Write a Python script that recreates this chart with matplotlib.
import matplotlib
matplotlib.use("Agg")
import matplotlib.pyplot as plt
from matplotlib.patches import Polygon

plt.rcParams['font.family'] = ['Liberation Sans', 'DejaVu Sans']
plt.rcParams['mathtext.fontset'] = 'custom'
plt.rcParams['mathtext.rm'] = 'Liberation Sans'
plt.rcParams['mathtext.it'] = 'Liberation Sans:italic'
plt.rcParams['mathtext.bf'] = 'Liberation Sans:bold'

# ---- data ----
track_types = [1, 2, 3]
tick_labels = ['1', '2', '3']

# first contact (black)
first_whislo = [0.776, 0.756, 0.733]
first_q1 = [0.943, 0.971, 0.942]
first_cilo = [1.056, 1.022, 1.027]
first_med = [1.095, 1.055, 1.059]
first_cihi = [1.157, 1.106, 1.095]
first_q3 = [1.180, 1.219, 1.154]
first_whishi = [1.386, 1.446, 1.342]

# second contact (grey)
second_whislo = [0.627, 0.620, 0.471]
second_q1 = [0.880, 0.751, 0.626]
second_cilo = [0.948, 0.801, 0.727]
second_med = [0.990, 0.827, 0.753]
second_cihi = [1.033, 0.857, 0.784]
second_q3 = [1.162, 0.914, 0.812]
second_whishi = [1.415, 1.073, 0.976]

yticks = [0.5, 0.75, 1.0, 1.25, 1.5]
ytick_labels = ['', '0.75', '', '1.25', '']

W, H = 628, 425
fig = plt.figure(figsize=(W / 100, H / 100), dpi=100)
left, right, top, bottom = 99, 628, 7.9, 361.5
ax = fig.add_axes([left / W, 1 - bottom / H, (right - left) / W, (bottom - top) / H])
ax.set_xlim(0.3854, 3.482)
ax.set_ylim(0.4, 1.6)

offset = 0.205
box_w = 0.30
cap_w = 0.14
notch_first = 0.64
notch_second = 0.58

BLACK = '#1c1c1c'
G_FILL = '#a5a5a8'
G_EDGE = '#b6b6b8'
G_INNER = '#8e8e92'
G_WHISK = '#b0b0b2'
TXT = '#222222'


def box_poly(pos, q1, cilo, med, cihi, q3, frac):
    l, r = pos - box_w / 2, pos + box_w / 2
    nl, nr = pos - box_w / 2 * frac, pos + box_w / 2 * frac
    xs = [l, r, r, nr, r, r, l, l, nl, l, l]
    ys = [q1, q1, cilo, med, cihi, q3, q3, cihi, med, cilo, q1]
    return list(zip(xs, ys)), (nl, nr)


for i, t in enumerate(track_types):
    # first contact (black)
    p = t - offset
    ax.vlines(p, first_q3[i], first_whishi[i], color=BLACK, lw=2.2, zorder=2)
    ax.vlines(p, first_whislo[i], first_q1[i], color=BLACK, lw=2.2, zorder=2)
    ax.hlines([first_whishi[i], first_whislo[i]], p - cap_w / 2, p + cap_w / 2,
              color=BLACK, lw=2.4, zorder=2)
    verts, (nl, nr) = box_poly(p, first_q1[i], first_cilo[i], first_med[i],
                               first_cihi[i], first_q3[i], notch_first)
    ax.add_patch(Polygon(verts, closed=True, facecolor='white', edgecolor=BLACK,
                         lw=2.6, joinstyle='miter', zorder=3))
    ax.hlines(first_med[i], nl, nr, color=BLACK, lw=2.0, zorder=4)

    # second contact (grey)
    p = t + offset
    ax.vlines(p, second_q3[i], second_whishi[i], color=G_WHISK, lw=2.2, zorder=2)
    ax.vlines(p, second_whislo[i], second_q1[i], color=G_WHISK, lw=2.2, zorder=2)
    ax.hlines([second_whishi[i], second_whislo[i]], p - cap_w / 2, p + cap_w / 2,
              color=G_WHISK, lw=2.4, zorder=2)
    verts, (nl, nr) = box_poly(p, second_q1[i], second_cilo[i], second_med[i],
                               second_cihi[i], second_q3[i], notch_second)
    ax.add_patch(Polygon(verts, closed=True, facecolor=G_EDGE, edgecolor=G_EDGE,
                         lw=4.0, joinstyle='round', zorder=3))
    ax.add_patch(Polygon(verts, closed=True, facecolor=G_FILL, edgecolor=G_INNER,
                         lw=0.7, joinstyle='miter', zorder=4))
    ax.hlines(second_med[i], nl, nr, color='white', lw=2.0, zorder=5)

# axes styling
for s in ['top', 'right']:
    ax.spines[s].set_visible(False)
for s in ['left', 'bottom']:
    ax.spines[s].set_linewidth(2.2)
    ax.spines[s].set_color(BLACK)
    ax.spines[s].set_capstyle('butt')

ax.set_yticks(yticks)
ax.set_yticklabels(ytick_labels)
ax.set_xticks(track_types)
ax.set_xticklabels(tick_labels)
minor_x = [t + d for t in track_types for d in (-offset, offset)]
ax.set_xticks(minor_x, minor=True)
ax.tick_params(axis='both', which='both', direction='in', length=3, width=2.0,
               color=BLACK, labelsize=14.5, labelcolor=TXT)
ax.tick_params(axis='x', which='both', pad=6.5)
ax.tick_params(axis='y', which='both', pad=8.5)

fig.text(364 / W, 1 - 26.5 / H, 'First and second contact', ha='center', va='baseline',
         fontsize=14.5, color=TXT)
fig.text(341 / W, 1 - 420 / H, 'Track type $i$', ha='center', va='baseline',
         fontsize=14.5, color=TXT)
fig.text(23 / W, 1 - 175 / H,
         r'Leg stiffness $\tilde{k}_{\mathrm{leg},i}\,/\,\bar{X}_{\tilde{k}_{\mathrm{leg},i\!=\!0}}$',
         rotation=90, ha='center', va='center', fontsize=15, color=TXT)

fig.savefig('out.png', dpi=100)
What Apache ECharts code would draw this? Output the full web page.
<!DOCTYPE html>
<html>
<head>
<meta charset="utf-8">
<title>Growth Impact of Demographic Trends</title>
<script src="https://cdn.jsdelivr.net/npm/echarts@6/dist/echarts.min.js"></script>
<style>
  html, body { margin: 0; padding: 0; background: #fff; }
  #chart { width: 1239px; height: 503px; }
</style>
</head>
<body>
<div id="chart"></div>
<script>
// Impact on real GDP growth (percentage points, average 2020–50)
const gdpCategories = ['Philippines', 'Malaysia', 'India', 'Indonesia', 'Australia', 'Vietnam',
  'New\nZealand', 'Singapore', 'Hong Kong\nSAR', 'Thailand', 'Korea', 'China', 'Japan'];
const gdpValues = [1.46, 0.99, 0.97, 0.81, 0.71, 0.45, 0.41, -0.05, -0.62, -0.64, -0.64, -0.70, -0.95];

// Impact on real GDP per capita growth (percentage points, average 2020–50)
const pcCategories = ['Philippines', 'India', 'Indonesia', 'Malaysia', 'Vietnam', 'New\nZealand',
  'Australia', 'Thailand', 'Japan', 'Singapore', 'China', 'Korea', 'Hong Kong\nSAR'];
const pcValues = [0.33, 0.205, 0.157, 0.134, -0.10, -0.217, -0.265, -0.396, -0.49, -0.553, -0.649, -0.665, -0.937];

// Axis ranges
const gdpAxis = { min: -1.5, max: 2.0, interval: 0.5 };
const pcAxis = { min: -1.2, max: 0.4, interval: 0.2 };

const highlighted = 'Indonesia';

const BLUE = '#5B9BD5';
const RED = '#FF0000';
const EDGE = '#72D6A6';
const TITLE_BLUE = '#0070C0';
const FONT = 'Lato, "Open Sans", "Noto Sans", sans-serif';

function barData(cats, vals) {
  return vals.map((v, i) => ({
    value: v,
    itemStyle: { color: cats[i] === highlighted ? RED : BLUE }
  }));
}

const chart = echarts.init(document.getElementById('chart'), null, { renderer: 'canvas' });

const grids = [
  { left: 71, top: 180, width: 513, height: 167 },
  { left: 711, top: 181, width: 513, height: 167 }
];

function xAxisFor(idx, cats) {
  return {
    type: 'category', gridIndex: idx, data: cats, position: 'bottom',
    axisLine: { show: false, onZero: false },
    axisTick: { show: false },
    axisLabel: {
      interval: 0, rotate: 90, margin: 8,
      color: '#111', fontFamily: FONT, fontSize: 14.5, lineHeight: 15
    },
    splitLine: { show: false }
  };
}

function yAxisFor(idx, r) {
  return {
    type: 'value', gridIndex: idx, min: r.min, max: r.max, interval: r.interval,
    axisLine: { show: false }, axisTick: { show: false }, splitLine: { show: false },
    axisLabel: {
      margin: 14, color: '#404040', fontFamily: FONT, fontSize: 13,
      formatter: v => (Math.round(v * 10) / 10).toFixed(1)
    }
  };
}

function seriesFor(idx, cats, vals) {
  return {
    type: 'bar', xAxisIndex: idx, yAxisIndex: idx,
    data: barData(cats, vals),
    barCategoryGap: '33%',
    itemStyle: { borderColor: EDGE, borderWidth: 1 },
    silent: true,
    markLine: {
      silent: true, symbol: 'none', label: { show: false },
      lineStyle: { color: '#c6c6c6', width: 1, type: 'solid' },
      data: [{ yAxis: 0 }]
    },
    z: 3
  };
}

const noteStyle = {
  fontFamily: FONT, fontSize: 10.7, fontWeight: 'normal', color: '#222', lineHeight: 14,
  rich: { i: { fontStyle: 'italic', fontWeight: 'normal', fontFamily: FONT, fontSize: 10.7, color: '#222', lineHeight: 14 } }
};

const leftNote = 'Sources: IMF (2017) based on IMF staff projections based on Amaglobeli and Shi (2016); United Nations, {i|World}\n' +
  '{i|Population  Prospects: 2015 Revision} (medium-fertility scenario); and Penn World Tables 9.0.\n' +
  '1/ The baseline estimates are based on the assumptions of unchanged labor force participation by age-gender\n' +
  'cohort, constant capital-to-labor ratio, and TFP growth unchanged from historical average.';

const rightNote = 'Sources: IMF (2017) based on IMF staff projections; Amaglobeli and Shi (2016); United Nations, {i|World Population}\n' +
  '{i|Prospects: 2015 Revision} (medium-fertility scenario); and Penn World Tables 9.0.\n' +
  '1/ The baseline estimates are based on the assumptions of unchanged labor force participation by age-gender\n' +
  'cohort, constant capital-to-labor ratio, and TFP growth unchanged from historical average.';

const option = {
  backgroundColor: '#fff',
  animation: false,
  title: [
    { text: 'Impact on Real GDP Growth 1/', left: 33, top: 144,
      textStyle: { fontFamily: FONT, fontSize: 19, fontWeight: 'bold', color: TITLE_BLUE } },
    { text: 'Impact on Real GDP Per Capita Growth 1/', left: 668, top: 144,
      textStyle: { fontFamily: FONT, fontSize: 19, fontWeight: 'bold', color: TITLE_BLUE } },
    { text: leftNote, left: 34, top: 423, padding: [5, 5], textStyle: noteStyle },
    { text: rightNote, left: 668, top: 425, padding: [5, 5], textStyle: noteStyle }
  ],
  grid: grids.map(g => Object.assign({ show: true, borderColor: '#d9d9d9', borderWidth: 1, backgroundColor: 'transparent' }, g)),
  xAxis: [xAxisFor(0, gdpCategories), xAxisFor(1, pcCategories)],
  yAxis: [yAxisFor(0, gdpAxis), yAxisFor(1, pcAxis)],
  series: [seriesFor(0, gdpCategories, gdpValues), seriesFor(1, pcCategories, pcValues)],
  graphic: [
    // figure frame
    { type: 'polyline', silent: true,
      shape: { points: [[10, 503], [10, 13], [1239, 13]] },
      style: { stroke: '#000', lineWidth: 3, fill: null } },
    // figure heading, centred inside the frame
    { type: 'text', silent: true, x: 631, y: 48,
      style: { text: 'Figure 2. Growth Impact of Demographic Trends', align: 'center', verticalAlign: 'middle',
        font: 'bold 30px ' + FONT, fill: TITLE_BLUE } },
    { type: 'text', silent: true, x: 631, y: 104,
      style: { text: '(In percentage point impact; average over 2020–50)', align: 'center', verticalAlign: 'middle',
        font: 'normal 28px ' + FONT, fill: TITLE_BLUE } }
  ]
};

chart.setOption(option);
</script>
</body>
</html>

=-=-=-=-=

• [WHAT THE EXERCISE ASKS]:
Above are the records; from them, give again exactly the lines from the one containing "What Apache ECharts" to the one containing "-0.649, -0.665, -0.937];", both lines included, and nothing more.

• [WRITTEN RESPONSE]:
What Apache ECharts code would draw this? Output the full web page.
<!DOCTYPE html>
<html>
<head>
<meta charset="utf-8">
<title>Growth Impact of Demographic Trends</title>
<script src="https://cdn.jsdelivr.net/npm/echarts@6/dist/echarts.min.js"></script>
<style>
  html, body { margin: 0; padding: 0; background: #fff; }
  #chart { width: 1239px; height: 503px; }
</style>
</head>
<body>
<div id="chart"></div>
<script>
// Impact on real GDP growth (percentage points, average 2020–50)
const gdpCategories = ['Philippines', 'Malaysia', 'India', 'Indonesia', 'Australia', 'Vietnam',
  'New\nZealand', 'Singapore', 'Hong Kong\nSAR', 'Thailand', 'Korea', 'China', 'Japan'];
const gdpValues = [1.46, 0.99, 0.97, 0.81, 0.71, 0.45, 0.41, -0.05, -0.62, -0.64, -0.64, -0.70, -0.95];

// Impact on real GDP per capita growth (percentage points, average 2020–50)
const pcCategories = ['Philippines', 'India', 'Indonesia', 'Malaysia', 'Vietnam', 'New\nZealand',
  'Australia', 'Thailand', 'Japan', 'Singapore', 'China', 'Korea', 'Hong Kong\nSAR'];
const pcValues = [0.33, 0.205, 0.157, 0.134, -0.10, -0.217, -0.265, -0.396, -0.49, -0.553, -0.649, -0.665, -0.937];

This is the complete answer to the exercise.